Dazed and light-headed, I kept repeating, “I can’t say that. Not over and over. Not about Moses.”
In the Spring of 1974, I was a college freshman and watched nearly twenty years of “Pay no attention to the man behind the curtain!” as a strategy for garnering support for the country’s most unpopular, deflating war EVER. The Vietnam War, a war whose draft men were cutting off toes and fingers to avoid. The press loudly, announced and DC Think Tanks, paid to support this war, finally arrived at a unanimous finding which, when indexed, summarized and correlated, matched what I and the rest of the country had already found in every bar, supermarket and union hall. Everywhere I heard, “The government has spent enough time and money and left enough of our own kids there. Let the Communists keep the damn country. Enough is enough.”
The only government helicopter not tied up ferrying Americans off the roof of the American Embassy in Saigon was reserved for sweeping an evil-weasel president to an undisclosed airport for the first leg of his last-ever free ride, in the end brought down and kicked around by 1) two so-so reporters, astonished to discover that there really was a huge government conspiracy and cover-up complete with spies, covert operations, briefcases filled with cash and Cuban nationalists and 2) a new kind of political and journalistic operative whose smoke-filled rooms were cleared of discount tobacco and hard liquor to be filled anew with home-grown marijuana and non-dairy milk.
As with everything in life, the end of the war had unintended consequences. Young men, in an effort to avoid being drafted into the army without feigning schizophrenia or professing homosexuality, had been, for years, desperately applying to every university and college in the country to get a student deferment from the draft.
This surge of enrollment convinced higher education that more facilities were needed and they went on a spending spree. When the war died out and the draft ended, twenty-five percent of college students quit. And quit immediately. Skipping “Anthropology 435: Why Men Are Wrong” lectures, college men packed up their dorm rooms and split, most of them to aimlessly create the second generation of Deadheads.
This left the universities holding the bag, both over-built and over-committed to growth.
Desperately trying to fill new lecture halls, higher education dramatically lowered the requirements for acceptance, eventually reaching the point of requiring only a pulse and a good credit rating.
And so I went to college. After my first semester, as a computer science major in a local university, I finished with a grade point average of 0.83 on a four point scale.
I decided to make some changes.
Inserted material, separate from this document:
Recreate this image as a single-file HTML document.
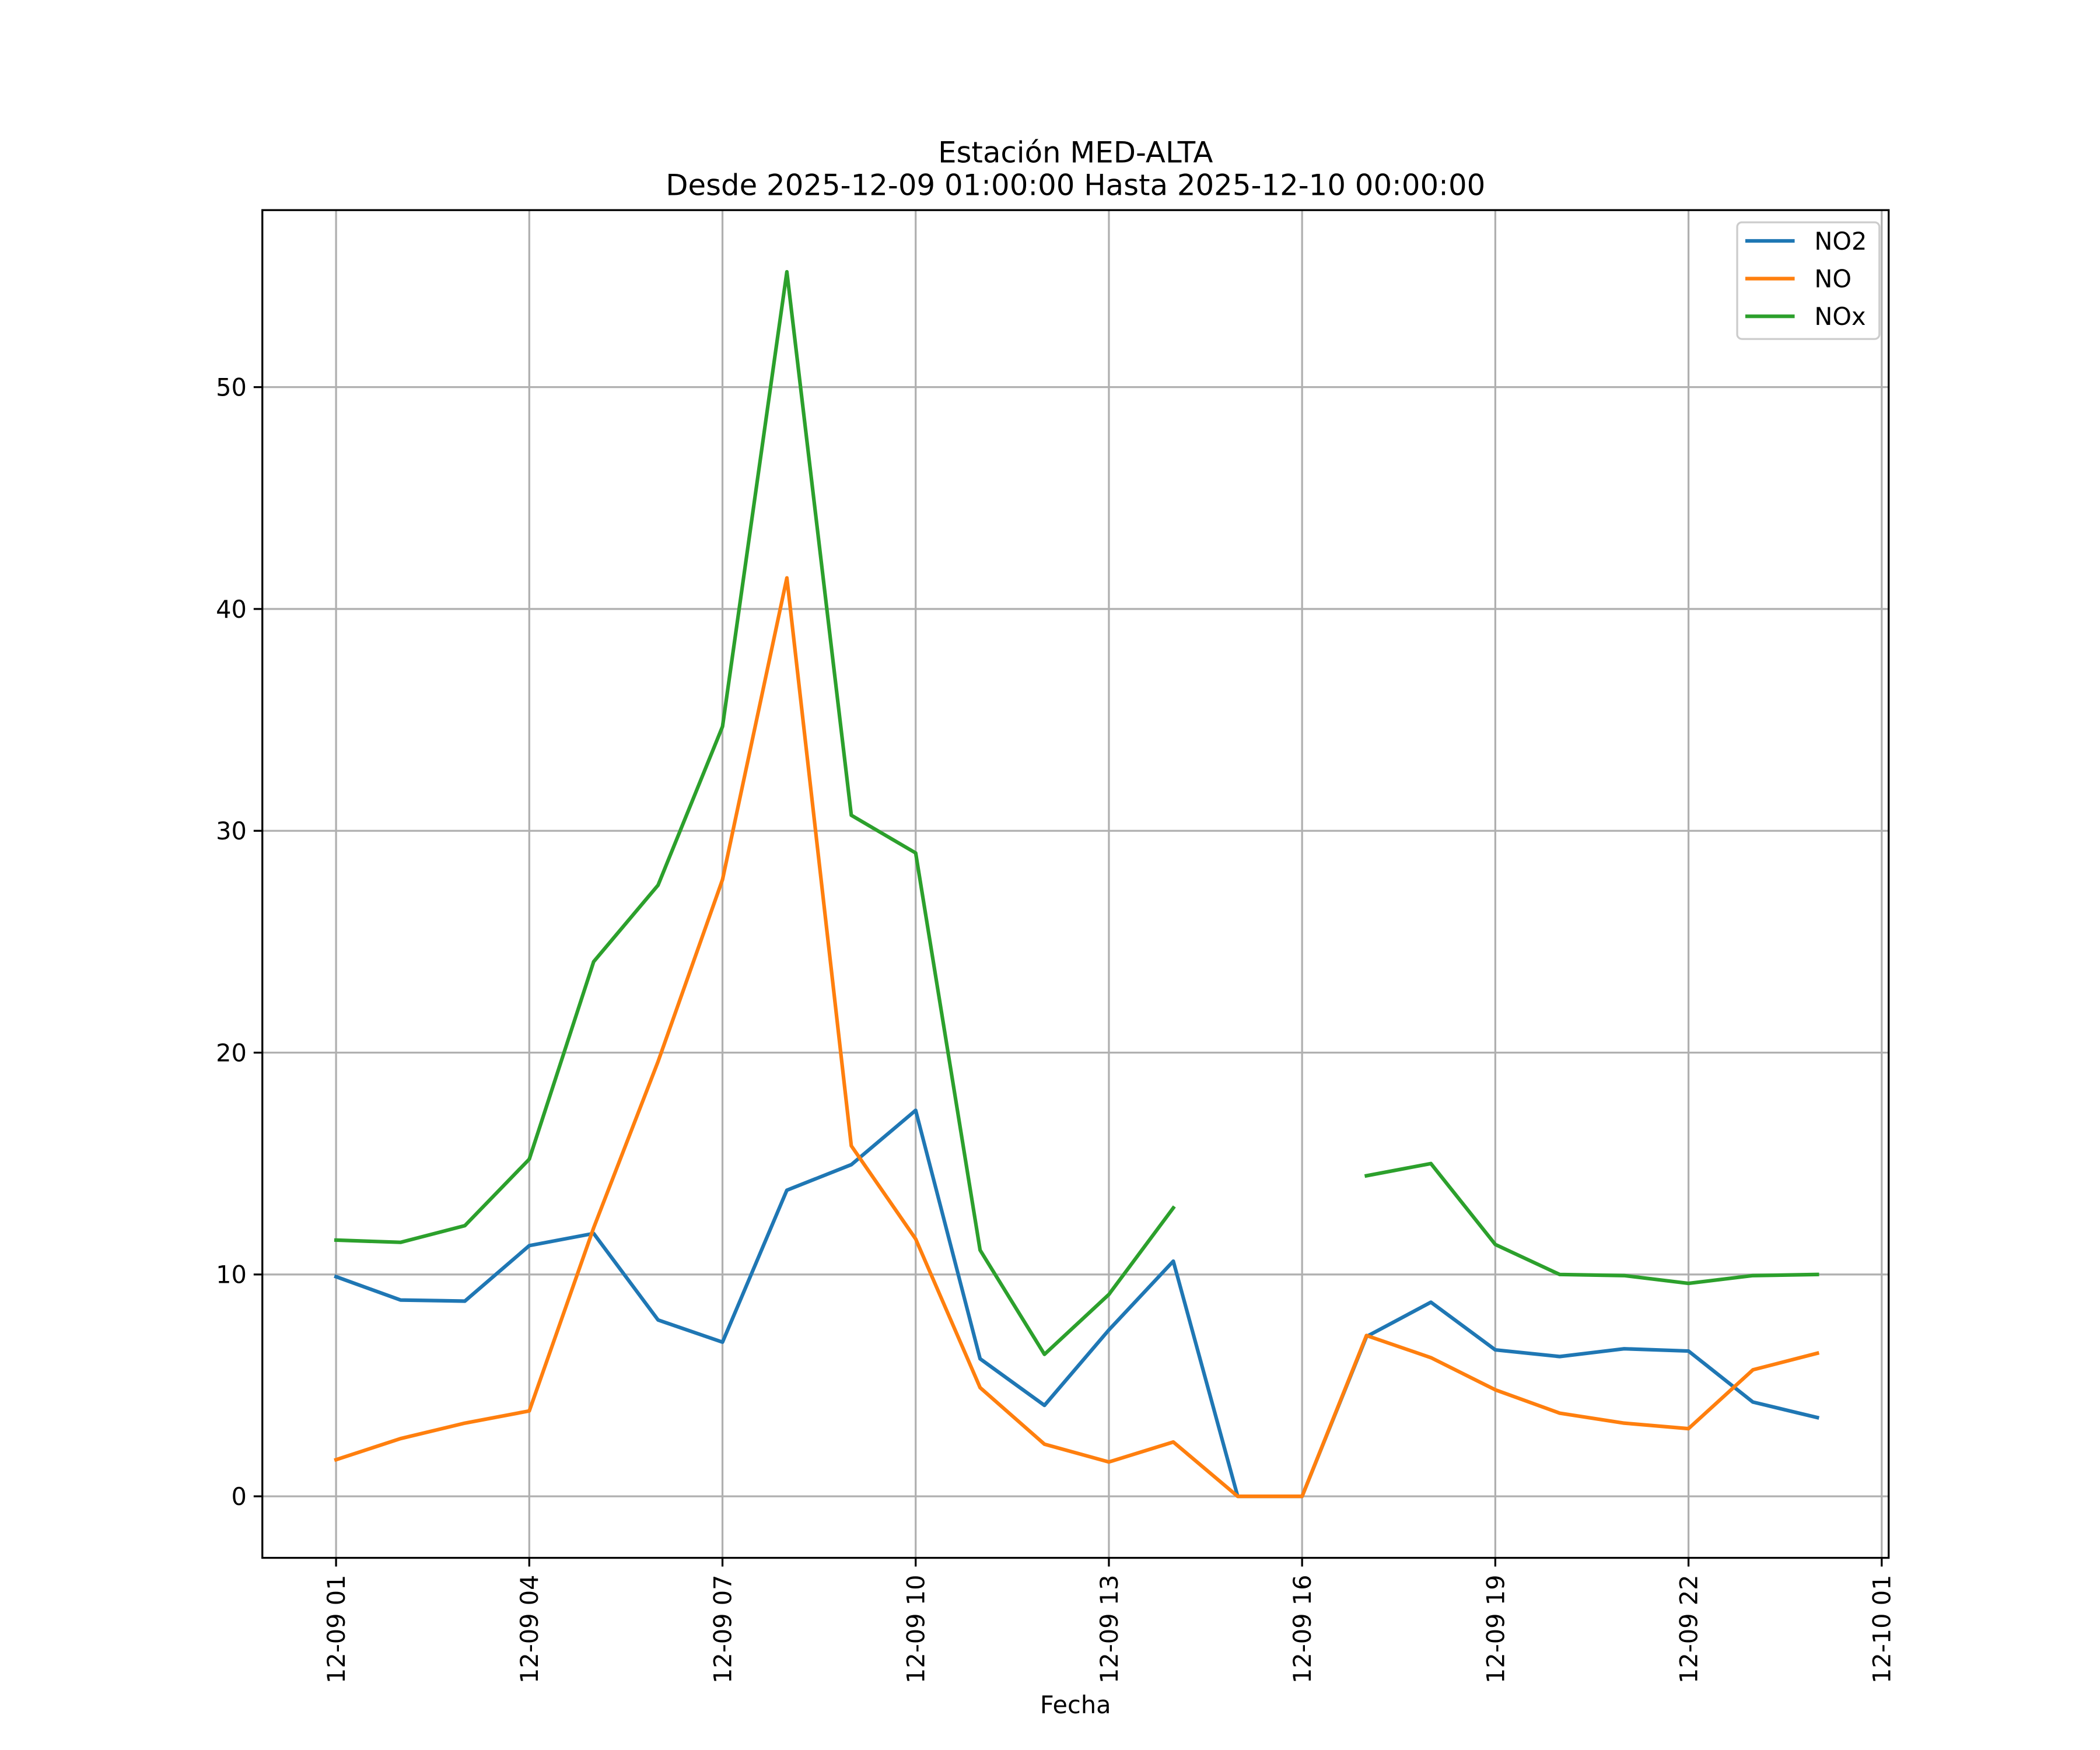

First I picked a university at the opposite end of the state, far enough away so I couldn’t live with my parents, which was ruining the extracurricular opportunities of college life. Then I picked a new major at the opposite end of the college catalog: to whit, theater.
And so I targeted the theater program at the University of South Alabama. Even with reduced requirements, a 0.83 GPA is not an easy thing to overcome. Therefore I chose a variety of non-traditional tactics until I’d been admitted without completing application forms or submitting any form of payment, joined the theater department without/despite/disdaining the required approval process and registered for Acting 101 without the prerequisite courses and audition. They kept me on as an example of the power of deception and desperation.
I wanted to be an actor, a brooding, smoldering presence roaming the stage, mastering the classics – Shakespeare, Neil Simon, James Bond. I longed to join a group of fearless faculty and ever-striving professionals-in-training to take the risks associated with a life in theater.
Not that it matters, but just what are the risks of a life in theater? Laryngitis? Thrown tomatoes? What, besides a disturbed actor (redundant?), what, I say, is risky about theater? I was about to find out.
But to continue with Acting 101. I was impressed by the modern, experimental techniques. Visionary stuff – spending an hour lying on the floor, laughing. Another day the same exercise but this time crying. Then two more classes with the lights on or off, whichever hadn’t been done yet. I was vague about this exercise to my parents; I’m sure they would have had something to say such as, “We’re paying how much to teach you how to lie in the dark and cry? You spent your adolescence doing that. We thought you’d already reached perfection.”
REAL education in acting required we walk down the street to the YMCA, change into swimsuits and slowly edge into water dis-spiritingly cold. The professor, from OUTside thool, said fearlessness illuminated performance. To learn fearlessness, you have to be scared to death. WHERE did this method come from? I was in a pool. We’re instructed to expel all the air in our lungs and then submerge ourselves for as long as possible. Underwater holding your breath wasn’t scary enough. Underwater, with NO AIR in your lungs is far worse. The feeling of no air spooked me. No air in your lungs sends you right to the bottom, which seems one hundred miles from the surface.
Successful students were cheered, the inadequate were commemorated with a plaque on the bottom of the pool. I was curious and confused about this exercise, but the professor said I should, “Trust the process,” and stay confident that yes, this was preparing me for productions of “My Fair Lady”. He strongly urged more time on the bottom of the pool for all of us.
Got the picture?
This professor also taught a class called “Non-Representational Theater. The class had no syllabus, no course materials, no shirt, no shoes and little, if any, education about the production, performance, ticket sales or anything related to producing “Brigadoon”.